⟨

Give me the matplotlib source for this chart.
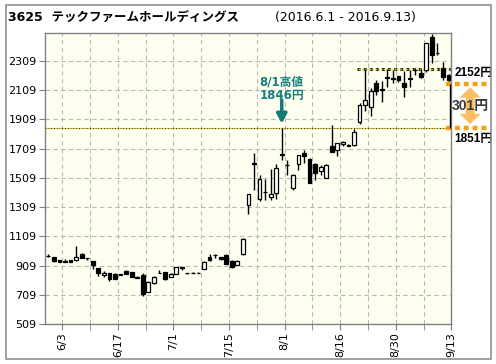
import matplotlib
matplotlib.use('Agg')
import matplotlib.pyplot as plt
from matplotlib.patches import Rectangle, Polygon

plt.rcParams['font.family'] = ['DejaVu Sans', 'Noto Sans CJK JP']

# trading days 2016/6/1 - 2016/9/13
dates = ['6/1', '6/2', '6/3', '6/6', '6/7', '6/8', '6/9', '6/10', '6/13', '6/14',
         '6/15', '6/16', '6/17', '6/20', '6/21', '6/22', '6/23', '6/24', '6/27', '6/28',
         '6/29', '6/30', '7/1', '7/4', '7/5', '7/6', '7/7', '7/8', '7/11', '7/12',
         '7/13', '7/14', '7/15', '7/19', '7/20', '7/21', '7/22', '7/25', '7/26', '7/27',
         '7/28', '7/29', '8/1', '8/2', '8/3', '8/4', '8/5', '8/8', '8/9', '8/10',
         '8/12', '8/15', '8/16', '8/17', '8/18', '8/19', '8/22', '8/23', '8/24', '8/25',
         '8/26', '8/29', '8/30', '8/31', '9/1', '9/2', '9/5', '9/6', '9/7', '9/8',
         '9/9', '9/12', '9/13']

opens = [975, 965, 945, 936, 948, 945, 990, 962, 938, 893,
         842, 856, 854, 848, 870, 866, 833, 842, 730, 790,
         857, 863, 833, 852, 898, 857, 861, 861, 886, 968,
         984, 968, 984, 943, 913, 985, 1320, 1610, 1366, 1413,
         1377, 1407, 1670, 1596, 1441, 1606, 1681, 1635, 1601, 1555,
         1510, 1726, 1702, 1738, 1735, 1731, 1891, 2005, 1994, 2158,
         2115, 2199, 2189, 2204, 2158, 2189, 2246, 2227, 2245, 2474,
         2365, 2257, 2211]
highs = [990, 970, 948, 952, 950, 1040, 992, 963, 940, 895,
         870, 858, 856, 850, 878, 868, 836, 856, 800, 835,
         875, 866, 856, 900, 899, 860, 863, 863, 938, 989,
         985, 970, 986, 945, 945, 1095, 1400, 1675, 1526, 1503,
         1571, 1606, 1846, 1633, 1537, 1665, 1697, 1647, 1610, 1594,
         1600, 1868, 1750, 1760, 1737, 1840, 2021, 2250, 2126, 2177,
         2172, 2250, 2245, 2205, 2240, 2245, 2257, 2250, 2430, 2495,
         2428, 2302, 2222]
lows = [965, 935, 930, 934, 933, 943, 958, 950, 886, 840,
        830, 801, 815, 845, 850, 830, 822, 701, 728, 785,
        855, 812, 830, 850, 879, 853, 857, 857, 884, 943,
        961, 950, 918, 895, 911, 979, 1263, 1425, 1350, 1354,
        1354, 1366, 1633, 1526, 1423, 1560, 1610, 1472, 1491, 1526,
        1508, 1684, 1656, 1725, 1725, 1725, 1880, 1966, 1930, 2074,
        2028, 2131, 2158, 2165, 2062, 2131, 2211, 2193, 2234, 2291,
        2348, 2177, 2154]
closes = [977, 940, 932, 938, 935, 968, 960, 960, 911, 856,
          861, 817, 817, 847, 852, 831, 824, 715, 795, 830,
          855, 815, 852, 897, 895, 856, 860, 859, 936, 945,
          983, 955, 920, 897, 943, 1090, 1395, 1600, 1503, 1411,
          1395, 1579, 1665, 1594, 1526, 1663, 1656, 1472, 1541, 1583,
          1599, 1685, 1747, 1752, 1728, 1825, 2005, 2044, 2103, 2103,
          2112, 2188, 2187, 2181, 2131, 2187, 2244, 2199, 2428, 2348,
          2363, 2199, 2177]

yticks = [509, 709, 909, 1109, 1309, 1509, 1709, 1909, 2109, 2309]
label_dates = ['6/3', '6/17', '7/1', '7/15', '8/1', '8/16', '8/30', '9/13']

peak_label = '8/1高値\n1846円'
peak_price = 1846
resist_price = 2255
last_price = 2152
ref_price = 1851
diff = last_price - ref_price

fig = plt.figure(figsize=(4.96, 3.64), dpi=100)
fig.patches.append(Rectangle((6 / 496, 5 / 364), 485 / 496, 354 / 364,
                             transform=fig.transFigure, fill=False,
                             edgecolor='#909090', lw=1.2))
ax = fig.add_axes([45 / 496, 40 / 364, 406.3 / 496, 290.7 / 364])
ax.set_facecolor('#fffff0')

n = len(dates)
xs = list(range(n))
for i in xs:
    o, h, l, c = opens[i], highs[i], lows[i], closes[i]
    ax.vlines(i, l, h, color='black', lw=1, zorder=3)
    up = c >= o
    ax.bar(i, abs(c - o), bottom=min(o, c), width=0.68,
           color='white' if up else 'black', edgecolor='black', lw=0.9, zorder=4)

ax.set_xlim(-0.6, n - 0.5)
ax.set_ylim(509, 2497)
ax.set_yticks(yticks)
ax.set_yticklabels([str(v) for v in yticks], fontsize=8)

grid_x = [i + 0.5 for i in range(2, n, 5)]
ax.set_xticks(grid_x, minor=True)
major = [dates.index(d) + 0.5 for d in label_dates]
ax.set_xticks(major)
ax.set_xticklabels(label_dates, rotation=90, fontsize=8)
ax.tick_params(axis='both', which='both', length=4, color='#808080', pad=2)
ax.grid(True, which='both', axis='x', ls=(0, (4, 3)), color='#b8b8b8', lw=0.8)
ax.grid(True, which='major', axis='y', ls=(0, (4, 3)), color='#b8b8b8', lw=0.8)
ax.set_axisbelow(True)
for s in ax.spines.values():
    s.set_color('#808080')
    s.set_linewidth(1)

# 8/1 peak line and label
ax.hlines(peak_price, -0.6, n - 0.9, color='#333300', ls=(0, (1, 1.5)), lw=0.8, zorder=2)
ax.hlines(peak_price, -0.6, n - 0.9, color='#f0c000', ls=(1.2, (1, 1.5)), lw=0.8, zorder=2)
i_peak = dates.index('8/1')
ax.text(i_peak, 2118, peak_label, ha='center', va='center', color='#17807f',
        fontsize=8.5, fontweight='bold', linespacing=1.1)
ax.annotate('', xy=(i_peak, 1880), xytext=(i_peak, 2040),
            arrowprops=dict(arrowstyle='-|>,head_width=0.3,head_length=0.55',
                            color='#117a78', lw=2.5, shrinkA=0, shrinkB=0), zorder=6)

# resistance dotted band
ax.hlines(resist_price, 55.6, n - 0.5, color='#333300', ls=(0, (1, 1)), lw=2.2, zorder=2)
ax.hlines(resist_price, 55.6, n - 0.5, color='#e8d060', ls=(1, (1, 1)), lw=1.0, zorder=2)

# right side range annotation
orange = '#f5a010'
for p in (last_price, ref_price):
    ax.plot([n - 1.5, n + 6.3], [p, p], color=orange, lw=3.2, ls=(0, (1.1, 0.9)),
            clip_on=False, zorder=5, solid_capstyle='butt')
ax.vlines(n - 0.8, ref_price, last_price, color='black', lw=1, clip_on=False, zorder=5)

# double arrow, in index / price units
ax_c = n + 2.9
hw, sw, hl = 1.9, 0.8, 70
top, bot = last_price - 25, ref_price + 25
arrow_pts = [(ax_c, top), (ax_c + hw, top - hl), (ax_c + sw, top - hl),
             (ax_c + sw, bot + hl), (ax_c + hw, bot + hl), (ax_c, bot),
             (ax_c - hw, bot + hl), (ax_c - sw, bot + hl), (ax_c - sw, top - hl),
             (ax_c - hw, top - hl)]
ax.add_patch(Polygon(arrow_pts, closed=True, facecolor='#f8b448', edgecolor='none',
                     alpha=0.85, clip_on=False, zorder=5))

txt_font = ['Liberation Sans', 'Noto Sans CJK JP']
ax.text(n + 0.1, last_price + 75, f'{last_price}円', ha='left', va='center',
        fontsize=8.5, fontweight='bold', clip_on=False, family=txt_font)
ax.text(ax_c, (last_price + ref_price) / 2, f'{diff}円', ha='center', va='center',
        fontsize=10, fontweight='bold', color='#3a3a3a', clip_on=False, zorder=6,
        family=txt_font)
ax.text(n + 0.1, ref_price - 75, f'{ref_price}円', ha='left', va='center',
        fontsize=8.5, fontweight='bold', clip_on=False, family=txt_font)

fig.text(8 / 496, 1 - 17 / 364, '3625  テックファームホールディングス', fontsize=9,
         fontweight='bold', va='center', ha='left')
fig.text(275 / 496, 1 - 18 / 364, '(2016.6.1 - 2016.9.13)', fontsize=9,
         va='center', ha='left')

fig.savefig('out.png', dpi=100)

⟩

Written exercise: Pick out the lines that have the word "matplotlib". Copy them all.

Solution to the exercise:
Give me the matplotlib source for this chart.
import matplotlib
matplotlib.use('Agg')
import matplotlib.pyplot as plt
from matplotlib.patches import Rectangle, Polygon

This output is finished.